Exploratory Data Analysis on NBA data from 1991-2022 to predict MVP for a year The Primary source of data for this project is :- https://www.basketball-reference.com/ The project contains the following files:-
- mvp folder:- It contains html pages of the MVP rankings from 1991-2022
- player folder:- It contains html pages for each year from 1991-2022 containing the data of every player from these years.
- team folder:- It contains html pages for each year from 1991-2022 containing the records of every team for these years.
- mvps.csv:- This csv file contains the usable data which is scraped from the HTML pages of the mvp folder.
- players.csv:- This csv file contains the usable data which is scraped from the HTML pages of the player folder.
- teams.csv:- This csv file contains the usable data which is scraped from the HTML pages of the teams folder.
- nicknames.csv:- This csv file contains the Team names with the abbreviations generally used for them.

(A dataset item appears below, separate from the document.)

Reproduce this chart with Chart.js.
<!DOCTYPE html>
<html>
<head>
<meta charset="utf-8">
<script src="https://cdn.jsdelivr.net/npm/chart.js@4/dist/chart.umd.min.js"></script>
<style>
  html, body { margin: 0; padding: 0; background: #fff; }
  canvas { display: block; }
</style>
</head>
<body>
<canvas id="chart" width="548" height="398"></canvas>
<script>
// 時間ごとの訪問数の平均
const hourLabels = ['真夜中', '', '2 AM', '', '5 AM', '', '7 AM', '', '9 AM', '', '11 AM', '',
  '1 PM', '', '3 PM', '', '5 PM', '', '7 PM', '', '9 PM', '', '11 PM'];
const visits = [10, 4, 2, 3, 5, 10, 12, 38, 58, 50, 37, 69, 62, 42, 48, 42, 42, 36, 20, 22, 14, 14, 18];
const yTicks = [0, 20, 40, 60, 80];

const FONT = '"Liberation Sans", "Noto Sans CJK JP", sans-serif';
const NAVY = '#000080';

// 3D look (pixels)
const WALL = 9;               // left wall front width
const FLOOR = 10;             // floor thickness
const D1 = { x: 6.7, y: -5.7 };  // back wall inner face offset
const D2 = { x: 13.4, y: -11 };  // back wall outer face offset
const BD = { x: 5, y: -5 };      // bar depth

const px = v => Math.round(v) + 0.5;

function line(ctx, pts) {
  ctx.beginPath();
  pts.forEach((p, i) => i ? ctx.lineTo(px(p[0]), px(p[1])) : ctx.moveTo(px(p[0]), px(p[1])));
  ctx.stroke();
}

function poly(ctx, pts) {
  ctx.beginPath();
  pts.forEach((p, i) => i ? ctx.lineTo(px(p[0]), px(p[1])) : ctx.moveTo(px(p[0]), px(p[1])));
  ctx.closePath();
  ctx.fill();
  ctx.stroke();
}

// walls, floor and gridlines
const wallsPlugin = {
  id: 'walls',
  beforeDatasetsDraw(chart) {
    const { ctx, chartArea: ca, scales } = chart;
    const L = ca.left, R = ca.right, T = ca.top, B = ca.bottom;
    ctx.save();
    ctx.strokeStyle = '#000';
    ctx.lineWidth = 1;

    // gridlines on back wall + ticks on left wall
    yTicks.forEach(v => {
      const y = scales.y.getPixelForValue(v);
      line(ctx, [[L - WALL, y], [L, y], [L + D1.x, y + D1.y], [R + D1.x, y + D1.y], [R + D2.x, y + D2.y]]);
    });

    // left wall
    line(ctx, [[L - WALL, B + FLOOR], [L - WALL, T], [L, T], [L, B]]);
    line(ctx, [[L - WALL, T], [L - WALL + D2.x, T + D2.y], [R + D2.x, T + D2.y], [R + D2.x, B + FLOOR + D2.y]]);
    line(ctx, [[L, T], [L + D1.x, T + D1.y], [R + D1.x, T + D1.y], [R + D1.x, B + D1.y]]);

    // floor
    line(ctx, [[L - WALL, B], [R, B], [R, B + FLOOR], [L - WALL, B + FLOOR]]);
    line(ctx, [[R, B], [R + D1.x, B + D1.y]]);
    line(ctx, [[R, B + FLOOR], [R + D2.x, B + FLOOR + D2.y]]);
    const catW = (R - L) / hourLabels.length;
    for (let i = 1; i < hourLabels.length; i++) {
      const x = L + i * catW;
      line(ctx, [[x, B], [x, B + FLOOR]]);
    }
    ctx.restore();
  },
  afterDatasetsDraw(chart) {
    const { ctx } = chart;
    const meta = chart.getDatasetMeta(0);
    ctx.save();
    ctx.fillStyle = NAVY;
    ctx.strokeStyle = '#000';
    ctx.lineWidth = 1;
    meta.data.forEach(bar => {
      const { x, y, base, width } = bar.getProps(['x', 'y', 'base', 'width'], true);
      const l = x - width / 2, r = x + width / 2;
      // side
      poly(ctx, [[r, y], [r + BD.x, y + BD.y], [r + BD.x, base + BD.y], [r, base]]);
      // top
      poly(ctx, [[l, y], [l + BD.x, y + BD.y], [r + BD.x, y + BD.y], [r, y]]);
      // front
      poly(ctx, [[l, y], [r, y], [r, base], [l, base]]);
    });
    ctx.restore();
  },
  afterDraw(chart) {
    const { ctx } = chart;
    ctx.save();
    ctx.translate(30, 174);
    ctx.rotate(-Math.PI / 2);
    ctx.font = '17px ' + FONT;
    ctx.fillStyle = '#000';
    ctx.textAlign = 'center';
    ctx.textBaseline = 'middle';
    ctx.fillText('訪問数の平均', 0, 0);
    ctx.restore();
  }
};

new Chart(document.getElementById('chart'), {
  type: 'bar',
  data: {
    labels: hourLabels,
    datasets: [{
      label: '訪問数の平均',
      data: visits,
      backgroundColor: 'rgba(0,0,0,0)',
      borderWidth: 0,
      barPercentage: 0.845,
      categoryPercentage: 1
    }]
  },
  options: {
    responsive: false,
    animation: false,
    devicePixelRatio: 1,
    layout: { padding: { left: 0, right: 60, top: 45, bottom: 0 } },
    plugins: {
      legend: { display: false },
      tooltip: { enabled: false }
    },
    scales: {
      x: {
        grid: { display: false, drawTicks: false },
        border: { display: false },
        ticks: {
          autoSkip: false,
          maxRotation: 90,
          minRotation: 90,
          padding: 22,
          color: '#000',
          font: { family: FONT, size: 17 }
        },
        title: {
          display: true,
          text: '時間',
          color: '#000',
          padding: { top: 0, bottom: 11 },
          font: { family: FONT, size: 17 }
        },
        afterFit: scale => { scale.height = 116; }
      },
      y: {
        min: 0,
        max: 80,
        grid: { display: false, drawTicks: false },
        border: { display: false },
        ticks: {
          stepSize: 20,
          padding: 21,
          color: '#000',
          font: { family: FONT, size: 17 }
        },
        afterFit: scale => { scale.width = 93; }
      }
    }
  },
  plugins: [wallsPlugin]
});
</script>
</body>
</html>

- player_mvp_stats.csv:- This csv file contains the data of players.csv, teams.csv and mvps.csv
- msedgedriver:- It was used to automate MS Edge for the purpose of data collection. The application may change if different browser is used.
- web_scraping.ipynb:- This notebook is the first notebook of the project. In this notebook, we are downloading the html pages, extracting the required data, and then saving it into their respective folder. Then we use that data to make Pandas dataframe, and then convert it into csv file.
- data_cleaning.ipynb:- This notebook is the second notebook of the project. In this notebook, we clean our data and then perform some analysis on the data specially looking at the correlation of different attributes with "Share".
- model.ipynb:- It is the last notebook of the project. In this notebook, we split the data for training and testing purpose, and tried two different models for better accuracy.